Рената: А я могу взять в фильм не артиста, а типаж — потому, что он поднимает мне настроение. Так Кира Муратова любила брать непрофессионалов в кино — за естественность. Они потом становились ее постоянными артистами, а вот дружить с настоящими актерами она не хотела. Говорила, что им от режиссера только одно нужно — роли. Я ее понимаю, но и актеров, которые везде снимаются, понять могу. У актера, особенно у актрисы, короткий век. У меня самое счастливое в этом смысле положение — я могу сама себе дать роль, мне даже больше нравится подстраиваться под свои фильмы, чем под чужие. Но, конечно, о своей оболочке надо заботиться, если я иногда работаю артисткой: не пью, не ем и занимаюсь с тренером, когда есть время. Но с регулярными все-таки срывами. Все-таки я так обожаю пить вино, шампанское! С любимыми людьми, с Земфирой, с Георгием! Почему камера «прибавляет» пять килограммов? Это так несправедливо! Моя Уля тоже перешла в режим диеты перед фильмом — у нее небольшая, но важная роль, — так ее Земфира тут подбодрила: «Зато мы с тобой потом так наедимся». Такая и у меня мечта — уйти в отрыв после всех моих съемок!

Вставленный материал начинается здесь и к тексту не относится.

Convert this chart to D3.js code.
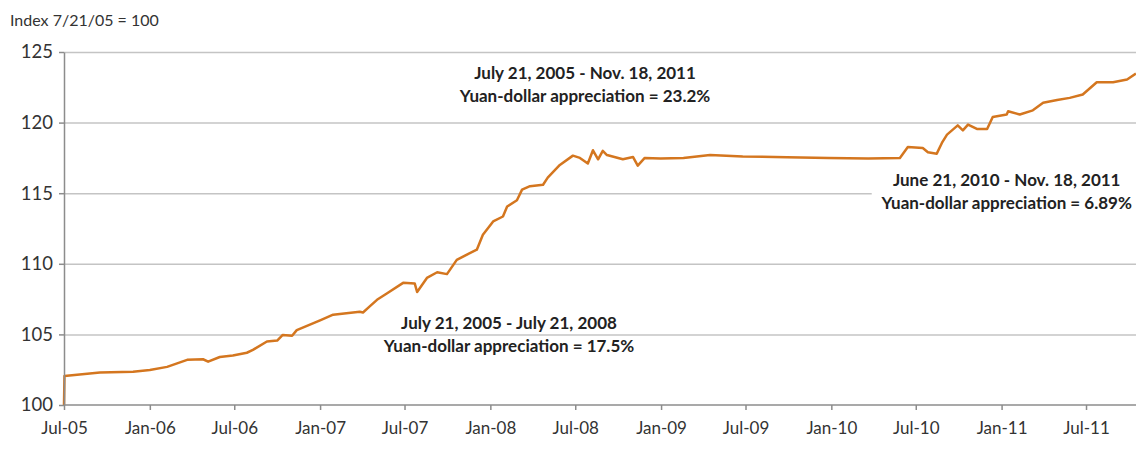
<!DOCTYPE html>
<meta charset="utf-8">
<style> /* set the CSS */

body { margin: 0; background: #fff; }

.line {
  fill: none;
  stroke: #d4761f;
  stroke-width: 2.5px;
  stroke-linejoin: round;
}

.grid line { stroke: #c4c4c4; stroke-width: 1.5px; }
.grid path { display: none; }

.axis path, .axis line { stroke: #8c8c8c; stroke-width: 1.5px; }
.axis text { font-family: Lato, "Open Sans", sans-serif; font-size: 17px; fill: #333; }
.yaxis text { font-size: 18.5px; }

.note { font-family: Lato, "Open Sans", sans-serif; font-size: 17px; font-weight: bold; fill: #222; }
.units { font-family: Lato, "Open Sans", sans-serif; font-size: 16px; fill: #333; }

</style>
<body>

<!-- load the d3.js library -->
<script src="https://d3js.org/d3.v7.min.js"></script>
<script>

// yuan-dollar index (date, index 7/21/05 = 100)
var dates = [
  "2005-07-21", "2005-07-22", "2005-10-06", "2005-12-16", "2006-01-21", "2006-02-27",
  "2006-04-11", "2006-05-15", "2006-05-26", "2006-06-20", "2006-07-18", "2006-08-17",
  "2006-08-30", "2006-09-29", "2006-10-21", "2006-11-02", "2006-11-22", "2006-12-02",
  "2007-01-21", "2007-02-18", "2007-04-16", "2007-04-23", "2007-05-08", "2007-05-23",
  "2007-06-13", "2007-07-18", "2007-08-12", "2007-08-17", "2007-09-07", "2007-09-29",
  "2007-10-20", "2007-11-10", "2007-12-08", "2007-12-23", "2008-01-05", "2008-01-27",
  "2008-02-17", "2008-02-26", "2008-03-18", "2008-03-29", "2008-04-15", "2008-05-13",
  "2008-05-23", "2008-06-18", "2008-07-16", "2008-07-31", "2008-08-17", "2008-08-28",
  "2008-09-08", "2008-09-18", "2008-09-27", "2008-10-31", "2008-11-22", "2008-12-02",
  "2008-12-17", "2009-01-20", "2009-03-10", "2009-05-06", "2009-07-15", "2009-10-18",
  "2010-01-15", "2010-04-10", "2010-06-17", "2010-07-04", "2010-08-05", "2010-08-16",
  "2010-09-04", "2010-09-15", "2010-09-26", "2010-10-19", "2010-10-30", "2010-11-10",
  "2010-11-29", "2010-12-21", "2011-01-02", "2011-02-01", "2011-02-04", "2011-03-01",
  "2011-03-29", "2011-04-20", "2011-05-20", "2011-06-16", "2011-07-14", "2011-08-13",
  "2011-09-17", "2011-10-17", "2011-11-05"
];
var values = [
  100.0, 102.05, 102.3, 102.36, 102.48, 102.7,
  103.2, 103.24, 103.07, 103.4, 103.5, 103.7,
  103.9, 104.5, 104.56, 104.96, 104.9, 105.3,
  106.0, 106.4, 106.6, 106.55, 107.0, 107.45,
  107.9, 108.65, 108.6, 108.0, 109.0, 109.4,
  109.27, 110.28, 110.76, 111.0, 112.06, 113.0,
  113.35, 114.06, 114.5, 115.25, 115.5, 115.6,
  116.1, 117.0, 117.66, 117.5, 117.1, 118.04,
  117.4, 118.0, 117.7, 117.4, 117.56, 116.95,
  117.5, 117.45, 117.5, 117.7, 117.6, 117.55,
  117.5, 117.45, 117.5, 118.27, 118.2, 117.9,
  117.8, 118.56, 119.15, 119.8, 119.45, 119.86,
  119.55, 119.55, 120.4, 120.57, 120.8, 120.57,
  120.87, 121.4, 121.6, 121.75, 121.99, 122.86,
  122.86, 123.05, 123.47
];

// axis ticks
var yTicks = [100, 105, 110, 115, 120, 125];
var xTickDates = [
  "2005-07-21", "2006-01-21", "2006-07-21", "2007-01-21", "2007-07-21", "2008-01-21",
  "2008-07-21", "2009-01-21", "2009-07-21", "2010-01-21", "2010-07-21", "2011-01-21",
  "2011-07-21"
];

// text boxes
var unitsLabel = "Index 7/21/05 = 100";
var notes = [
  { at: ["2008-08-11", 123.08], lines: ["July 21, 2005  - Nov. 18, 2011", "Yuan-dollar appreciation = 23.2%"], box: false },
  { at: ["2008-03-01", 105.38], lines: ["July 21, 2005  - July 21, 2008", "Yuan-dollar appreciation = 17.5%"], box: false },
  { at: ["2011-02-01", 115.5], lines: ["June 21, 2010  - Nov. 18, 2011", "Yuan-dollar appreciation = 6.89%"], box: true }
];

var parseDate = d3.timeParse("%Y-%m-%d");
var data = dates.map(function(d, i) { return { date: parseDate(d), value: values[i] }; });

// set the dimensions of the graph
var width = 1136, height = 450;
var plotLeft = 64, plotBottom = 405, plotTop = 52;

// set the ranges (axis runs on past the right edge of the picture)
var x = d3.scaleTime()
    .domain([parseDate("2005-07-21"), parseDate("2011-11-18")])
    .range([plotLeft, 1142]);
var y = d3.scaleLinear().domain([100, 125]).range([plotBottom, plotTop]);

var svg = d3.select("body").append("svg")
    .attr("width", width)
    .attr("height", height);

// units label
svg.append("text")
    .attr("class", "units")
    .attr("x", 10)
    .attr("y", 26)
    .text(unitsLabel);

// horizontal gridlines
svg.append("g")
    .attr("class", "grid")
    .attr("transform", "translate(" + plotLeft + ",0)")
    .call(d3.axisRight(y).tickValues(yTicks.slice(1)).tickSize(width - plotLeft).tickFormat(""));

// boxes behind the notes that have them
var notesG = svg.append("g");

// the line
var line = d3.line()
    .x(function(d) { return x(d.date); })
    .y(function(d) { return y(d.value); });

svg.append("path")
    .datum(data)
    .attr("class", "line")
    .attr("d", line);

// x axis
var xAxis = svg.append("g")
    .attr("class", "axis")
    .attr("transform", "translate(0," + plotBottom + ")")
    .call(d3.axisBottom(x)
      .tickValues(xTickDates.map(parseDate))
      .tickFormat(d3.timeFormat("%b-%y"))
      .tickSize(5)
      .tickSizeOuter(0)
      .tickPadding(12));
xAxis.select(".domain").attr("d", "M" + plotLeft + ",0H" + width);

// y axis
svg.append("g")
    .attr("class", "axis yaxis")
    .attr("transform", "translate(" + plotLeft + ",0)")
    .call(d3.axisLeft(y)
      .tickValues(yTicks)
      .tickSize(5)
      .tickSizeOuter(0)
      .tickPadding(6));

// annotations
notes.forEach(function(n) {
  var cx = x(parseDate(n.at[0])), cy = y(n.at[1]);
  if (n.box) {
    notesG.append("rect")
        .attr("x", cx - 135).attr("y", cy - 20)
        .attr("width", 270).attr("height", 48)
        .attr("fill", "#fff");
  }
  n.lines.forEach(function(t, i) {
    svg.append("text")
        .attr("class", "note")
        .attr("text-anchor", "middle")
        .attr("x", cx)
        .attr("y", cy + i * 23)
        .text(t);
  });
});

</script>
</body>
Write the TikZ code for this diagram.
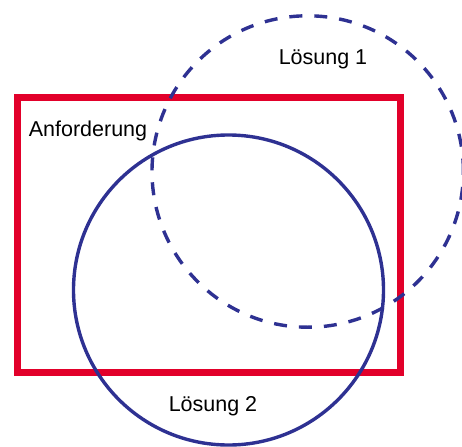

Гоша: Все увлечены молодостью, потому что это то же самое дилетантство, про которое вы говорили: новичок по-другому смотрит на вещи, и это вдохновляет. Мне тоже нравится работать с такими непрофессионалами. Видишь потенциал и говоришь человеку: «Напиши музыку для шоу». — «Я не умею». — «Попробуй». Нужно пробовать. Но вообще идти в ногу со временем помогает только интуиция. Чувствуешь его или нет.
Рената: Я могу утратить скромность? Что уж тут скрывать — этим даром обладает наш узкий круг магов и волшебников — моих товарищей.